Question

Can someone dumb this down for me?
--> Two functions are inverse functions if, for the functions f and g, f(g(x)) = x for every value of x in the domain of g, and g(f(x)) = x for every value of x in the domain of f.

Answer 1

http://www.youtube.com/watch?v=bBBUMHe900U

Answer 2

That video is talking about sine, consine, and tangent.

Answer 3

A function maps an input value (x) to an output value (y).
The inverse function, maps the output of the function back to its input.

If f(x) and g(x) are inverse functions, then if you find f(p) to be a number, let's say q, then using the inverse function, g(q) will give you back p.

Answer 4

hmm

Answer 5

Thanks though. :P

Answer 6

Okay, so, a peice just told me to find the inverse of something, I could just swap the Y and X?

Answer 7

Here is an example.

f(x) = 2x
That means that for any value of x you use, f(x) will be twice x.
For example, f(1) = 2, f(3) = 6, etc.

The inverse function of f(x) = 2x is g(x) = (1/2)x.
Function g takes any input number, and gives you back half of it.
For example, g(6) = 3, g(4) = 2.

Now try to use an x value in f then use the result in g.
Let's use x = 5. If you input 5 into f(x) you get f(5) = 2*5 = 10
Now use 10 in g. g(10) = (1/2)10 = 5. As you see, you got back to the original value of 5 you had used in f.

For any value of x used in inverse functions f(x) and g(x), f(g(x)) = g(f(x)) = x.
In other words, doing f(g(x)) cancels out what you did to x giving you x back.

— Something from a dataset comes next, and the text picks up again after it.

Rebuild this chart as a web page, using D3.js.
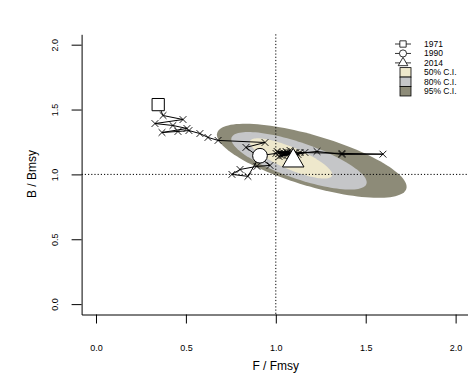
<!DOCTYPE html>
<html>
<head>
<meta charset="utf-8">
<script src="https://cdn.jsdelivr.net/npm/d3@7"></script>
<style>
  html, body { margin: 0; padding: 0; background: #fff; }
  svg text { font-family: "Liberation Sans", Arial, sans-serif; fill: #000; }
</style>
</head>
<body>
<svg id="chart" width="468" height="376"></svg>
<script>
// Stock trajectory, F/Fmsy and B/Bmsy by year
const years = [1971,1972,1973,1974,1975,1976,1977,1978,1979,1980,1981,1982,1983,1984,1985,1986,1987,1988,1989,1990,
               1991,1992,1993,1994,1995,1996,1997,1998,1999,2000,2001,2002,2003,2004,2005,2006,2007,2008,2009,2010,
               2011,2012,2013,2014];
const fRatio = [0.346,0.373,0.484,0.328,0.428,0.506,0.367,0.456,0.517,0.578,0.623,0.679,0.940,0.834,0.968,0.895,0.801,0.756,0.845,0.912,
                1.001,1.040,1.068,1.229,1.368,1.596,1.368,1.135,1.018,1.057,1.090,1.029,1.112,1.007,1.051,1.079,1.040,1.101,1.018,1.062,
                1.123,1.162,1.079,1.097];
const bRatio = [1.538,1.454,1.423,1.392,1.377,1.354,1.323,1.331,1.338,1.315,1.285,1.262,1.246,1.208,1.069,1.062,1.038,1.000,0.985,1.144,
                1.162,1.169,1.154,1.177,1.154,1.156,1.162,1.169,1.162,1.177,1.154,1.146,1.169,1.177,1.162,1.185,1.146,1.162,1.138,1.169,
                1.154,1.169,1.146,1.105];

// Confidence regions for the final year (ellipses: centre, major half-axis, minor half-axis)
const ciLabels  = ["95% C.I.", "80% C.I.", "50% C.I."];
const ciColors  = ["#8d8b78", "#c5c6c8", "#eee8cc"];
const ciCenterF = [1.200, 1.129, 1.085];
const ciCenterB = [1.105, 1.105, 1.123];
const ciMajorF  = [0.526, 0.375, 0.228];
const ciMajorB  = [-0.215, -0.179, -0.134];
const ciMinorF  = [-0.039, -0.033, -0.024];
const ciMinorB  = [-0.188, -0.131, -0.078];

// Axis ticks and titles
const xTicks = [0, 0.5, 1, 1.5, 2];
const yTicks = [0, 0.5, 1, 1.5, 2];
const xTitle = "F / Fmsy";
const yTitle = "B / Bmsy";

// Legend entries
const legendYears  = ["1971", "1990", "2014"];
const legendShapes = ["square", "circle", "triangle"];
const legendCI     = ["50% C.I.", "80% C.I.", "95% C.I."];
const legendCIColors = ["#eee8cc", "#c5c6c8", "#8d8b78"];

const svg = d3.select("#chart");
const x = d3.scaleLinear().domain([-0.08, 2.08]).range([81.6, 470]);
const y = d3.scaleLinear().domain([-0.08, 2.08]).range([314.5, 34.3]);

// CI ellipses, outermost first
const steps = d3.range(0, 121).map(i => i / 120 * 2 * Math.PI);
const ellipseLine = d3.line().x(d => x(d[0])).y(d => y(d[1]));
ciLabels.forEach((lab, i) => {
  const pts = steps.map(t => [
    ciCenterF[i] + ciMajorF[i] * Math.cos(t) + ciMinorF[i] * Math.sin(t),
    ciCenterB[i] + ciMajorB[i] * Math.cos(t) + ciMinorB[i] * Math.sin(t)
  ]);
  svg.append("path").attr("d", ellipseLine(pts) + "Z")
    .attr("fill", ciColors[i]).attr("stroke", "none");
});

// Reference lines at F = Fmsy and B = Bmsy
svg.append("line")
  .attr("x1", x(1)).attr("x2", x(1)).attr("y1", y.range()[1]).attr("y2", y.range()[0])
  .attr("stroke", "#000").attr("stroke-dasharray", "1.2,2").attr("stroke-width", 1);
svg.append("line")
  .attr("x1", x.range()[0]).attr("x2", x.range()[1]).attr("y1", y(1)).attr("y2", y(1))
  .attr("stroke", "#000").attr("stroke-dasharray", "1.2,2").attr("stroke-width", 1);

// Axes
const xAxis = d3.axisBottom(x).tickValues(xTicks).tickFormat(d3.format(".1f"))
  .tickSizeInner(9).tickSizeOuter(0).tickPadding(21);
const gx = svg.append("g").attr("transform", `translate(0,${y.range()[0]})`).call(xAxis);
gx.selectAll("text").style("font-size", "9px");

const yAxis = d3.axisLeft(y).tickValues(yTicks).tickFormat(d3.format(".1f"))
  .tickSizeInner(10).tickSizeOuter(0);
const gy = svg.append("g").attr("transform", `translate(${x.range()[0]},0)`).call(yAxis);
gy.selectAll("text")
  .attr("x", 0).attr("dy", "0.35em").attr("text-anchor", "middle")
  .attr("transform", "translate(-26.6,0) rotate(-90)")
  .style("font-size", "9px");
[gx, gy].forEach(g => {
  g.selectAll("path, line").attr("stroke", "#000").attr("stroke-width", 1);
});

svg.append("text").attr("x", (x.range()[0] + x.range()[1]) / 2).attr("y", 370)
  .attr("text-anchor", "middle").style("font-size", "12px").text(xTitle);
svg.append("text").attr("transform", "translate(36,174) rotate(-90)")
  .attr("text-anchor", "middle").style("font-size", "12px").text(yTitle);

// Trajectory
const traj = years.map((yr, i) => ({ year: yr, f: fRatio[i], b: bRatio[i] }));
svg.append("path")
  .attr("d", d3.line().x(d => x(d.f)).y(d => y(d.b))(traj))
  .attr("fill", "none").attr("stroke", "#000").attr("stroke-width", 1);
svg.append("g").selectAll("path").data(traj).join("path")
  .attr("transform", d => `translate(${x(d.f)},${y(d.b)})`)
  .attr("d", "M-3.4,-3.4L3.4,3.4M-3.4,3.4L3.4,-3.4")
  .attr("stroke", "#000").attr("stroke-width", 0.9).attr("fill", "none");

// Highlighted years
const symbolPath = (shape, size) => {
  const t = { square: d3.symbolSquare, circle: d3.symbolCircle, triangle: d3.symbolTriangle }[shape];
  return d3.symbol().type(t).size(size)();
};
const markYears = legendYears.map(Number);
const markSizes = [150, 170, 200];
markYears.forEach((yr, i) => {
  const d = traj.find(p => p.year === yr);
  svg.append("path")
    .attr("transform", `translate(${x(d.f)},${y(d.b)})`)
    .attr("d", symbolPath(legendShapes[i], markSizes[i]))
    .attr("fill", "#fff").attr("stroke", "#000").attr("stroke-width", 1);
});

// Legend
const lgX = 403, lgY0 = 44, lgStep = 9.45;
const lg = svg.append("g");
legendYears.forEach((lab, i) => {
  const cy = lgY0 + i * lgStep;
  lg.append("line").attr("x1", lgX - 8).attr("x2", lgX + 8).attr("y1", cy).attr("y2", cy)
    .attr("stroke", "#000").attr("stroke-width", 0.8);
  lg.append("path").attr("transform", `translate(${lgX},${cy})`)
    .attr("d", symbolPath(legendShapes[i], 40))
    .attr("fill", "#fff").attr("stroke", "#000").attr("stroke-width", 0.8);
  lg.append("text").attr("x", 424).attr("y", cy).attr("dy", "0.35em")
    .style("font-size", "8.5px").text(lab);
});
legendCI.forEach((lab, i) => {
  const cy = lgY0 + (i + 3) * lgStep;
  lg.append("rect").attr("x", lgX - 3).attr("y", cy - lgStep / 2)
    .attr("width", 11).attr("height", lgStep)
    .attr("fill", legendCIColors[i]).attr("stroke", "#000").attr("stroke-width", 0.8);
  lg.append("text").attr("x", 424).attr("y", cy).attr("dy", "0.35em")
    .style("font-size", "8.5px").text(lab);
});
</script>
</body>
</html>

The same is true of g(f(x)).

Answer 8

\(\bf f(x)=y = 2x+1\qquad \textit{so it's inverse will be}\\ \quad \\
x = 2y+1\implies x-1=2y\implies \cfrac{x-1}{2}=y=f^{-1}\\ \quad \\
\textit{if indeed that's so, then } f(\quad f^{-1}(x)\quad )=x\quad and\quad f^{-1}(\quad f(x)\quad )=x\)

so let's test that
\(\bf f(\quad f^{-1}(x)\quad ) =

\cancel{2}\left(\cfrac{x-1}{\cancel{2}}\right)+1\implies (x-1)+1\implies x\\ \quad \\
f^{-1}(\quad f(x)\quad ) = \cfrac{(2x+1)-1}{2}\implies

\cfrac{\cancel{2}x}{\cancel{2}}=x\)

Answer 9

whatever the domain of the original function is, the inverse function will show it up in the RANGE

whatever the range of the original function is, the inverse function will show it up in the DOMAIN

Answer 10

Okay, I think it's a little better now. I'm about to take a quiz. Hang on. :P

Answer 11

What is a one-to-one function?

Answer 12

one that yields for every "unique x value" and "unique y value"

so the relation is one-to-one, exclusive to each unique "x" and "y"

Answer 13

And would the inverse of f(x)=x^3-3 be f^-1(x)=the cubed root of x+3?

Answer 14

So, like this?

Answer 15

ok... simple test.... a one-to-one function has to pass a "vertical line test" AND the "horizontal line test"

Answer 16

I think so because it is a horizontal line. Right? Okay.

Answer 17

And would the inverse of f(x)=x^3-3 be f^-1(x)=the cubed root of x+3?

Answer 18

hmm looks slanted

Answer 19

yea

Answer 20

Actually, I don't think the f(x)=x^3-3 is a one-to-one function. It looks like a weird s.

Answer 21

hmmm.... think so too... you're right... I was observing only the obtained expression, which is

Answer 22

Well, the only reason I say that is because one of my choices is *Not a one-to-one function.

Answer 23

Okay, the next one is the inverse of f(x)=5x+6. I think it's f^-1(x)=x-6/5. Sound right?

Answer 24

well.... what did you get when you swap the variables?

Answer 25

A relation is a function if for each x value there is only one y value. It passes the vertical line test.
A function is one-to-one if for each y value there is only one x value. It passes the horizontal line test.
Therefore, a one-to-one function passes both the vertical and horizontal line tests.

Answer 26

That. What I put. I just put up a new question, though.

Answer 27

I did really bad on that quiz. Apparentl the one we thought was not a one-to-one function, was. :(